While La Quadrature du Net getting support from local consumer protection organisation UFC Que Choisir and the American Civil Liberties Union — which it says provided “a detailed description of the US surveillance regime”.

“The General Court of the EU has deemed our complaint serious and grave enough to open proceedings,” La Quadrature du Net says now.

It will be up to the court in Luxembourg to hear and judge the complain.

A decision on the legality of Privacy Shield will follow some time after July — perhaps in just a handful of months, as the CJEU has been known to move quickly in cases involving the defence of fundamental EU rights. Though it may also take the court longer to issue a judgement.

All companies signed up to the Privacy Shield should be aware of the risk and have contingencies in place in case the arrangement is struck down.

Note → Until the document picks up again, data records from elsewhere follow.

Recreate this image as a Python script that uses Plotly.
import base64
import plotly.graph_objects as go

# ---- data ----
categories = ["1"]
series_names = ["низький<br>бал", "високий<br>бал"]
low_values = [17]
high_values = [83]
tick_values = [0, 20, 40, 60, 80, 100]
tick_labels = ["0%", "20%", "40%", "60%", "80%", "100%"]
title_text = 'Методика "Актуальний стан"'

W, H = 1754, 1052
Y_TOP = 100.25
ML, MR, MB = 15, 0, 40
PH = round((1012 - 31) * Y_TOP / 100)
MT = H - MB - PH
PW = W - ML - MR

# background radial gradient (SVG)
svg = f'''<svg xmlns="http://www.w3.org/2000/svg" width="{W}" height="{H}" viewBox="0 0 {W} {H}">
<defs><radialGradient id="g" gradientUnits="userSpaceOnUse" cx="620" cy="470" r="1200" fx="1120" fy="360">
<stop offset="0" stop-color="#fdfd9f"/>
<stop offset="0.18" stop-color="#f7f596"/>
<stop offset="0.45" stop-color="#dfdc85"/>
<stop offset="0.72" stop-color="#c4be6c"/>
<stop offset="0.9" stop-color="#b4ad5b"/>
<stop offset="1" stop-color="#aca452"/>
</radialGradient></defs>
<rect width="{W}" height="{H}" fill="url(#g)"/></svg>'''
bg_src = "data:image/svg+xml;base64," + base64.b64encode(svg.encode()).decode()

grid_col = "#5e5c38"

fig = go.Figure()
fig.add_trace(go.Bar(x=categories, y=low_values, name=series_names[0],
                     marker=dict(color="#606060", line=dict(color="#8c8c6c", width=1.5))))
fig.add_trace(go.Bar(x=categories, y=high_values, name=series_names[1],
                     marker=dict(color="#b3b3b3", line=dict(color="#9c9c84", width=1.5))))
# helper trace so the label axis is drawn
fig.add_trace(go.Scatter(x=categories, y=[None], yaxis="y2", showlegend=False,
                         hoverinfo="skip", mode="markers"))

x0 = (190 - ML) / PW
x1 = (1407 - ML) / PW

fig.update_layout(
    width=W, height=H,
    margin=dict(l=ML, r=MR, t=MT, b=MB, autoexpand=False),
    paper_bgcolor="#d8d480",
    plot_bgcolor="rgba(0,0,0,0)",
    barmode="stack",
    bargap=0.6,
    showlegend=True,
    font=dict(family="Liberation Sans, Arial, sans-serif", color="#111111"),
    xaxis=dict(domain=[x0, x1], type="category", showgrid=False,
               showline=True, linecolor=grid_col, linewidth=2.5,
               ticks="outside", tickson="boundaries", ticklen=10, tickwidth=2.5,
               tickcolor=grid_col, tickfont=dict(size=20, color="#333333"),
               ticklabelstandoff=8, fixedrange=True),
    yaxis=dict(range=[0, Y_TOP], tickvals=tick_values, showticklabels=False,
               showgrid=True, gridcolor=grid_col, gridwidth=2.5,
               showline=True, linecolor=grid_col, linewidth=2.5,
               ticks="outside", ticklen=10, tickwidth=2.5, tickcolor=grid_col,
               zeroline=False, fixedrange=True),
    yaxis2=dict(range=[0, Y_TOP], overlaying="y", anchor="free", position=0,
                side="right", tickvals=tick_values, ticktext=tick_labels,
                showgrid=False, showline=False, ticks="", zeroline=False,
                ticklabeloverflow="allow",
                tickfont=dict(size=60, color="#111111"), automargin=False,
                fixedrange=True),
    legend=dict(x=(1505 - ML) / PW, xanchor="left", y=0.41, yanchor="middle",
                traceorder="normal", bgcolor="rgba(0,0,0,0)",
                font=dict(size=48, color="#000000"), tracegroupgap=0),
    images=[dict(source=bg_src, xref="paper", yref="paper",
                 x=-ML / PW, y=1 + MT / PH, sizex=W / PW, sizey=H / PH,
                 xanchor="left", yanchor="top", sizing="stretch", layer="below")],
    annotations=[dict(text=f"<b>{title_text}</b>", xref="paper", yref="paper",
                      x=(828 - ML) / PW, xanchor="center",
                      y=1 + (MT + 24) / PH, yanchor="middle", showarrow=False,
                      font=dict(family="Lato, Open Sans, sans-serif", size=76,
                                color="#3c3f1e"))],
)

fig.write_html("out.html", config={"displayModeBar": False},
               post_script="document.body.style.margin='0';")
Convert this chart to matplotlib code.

Nor is this complaint the only legal questions facing Privacy Shield. A challenge filed to a separate data transfer mechanism in Ireland by privacy campaigner Max Schrems — whose original challenge brought down Safe Harbor — has also now been referred by Irish courts to the CJEU, in what’s being referred to as ‘Schrems II’.

In that case Facebook has attempted to block the court’s referral of questions to the CJEU — by seeking to appeal to Ireland’s Supreme Court, even though there is not normally a right to appeal a referral to the CJEU.

Facebook was granted leave to appeal — and Ireland’s Supreme Court is expected to rule on that appeal early next month. The appeals process has not stayed the referral, though. Nor does it impinge upon La Quadrature du Net’s complaint against Privacy Shield being heard later this summer.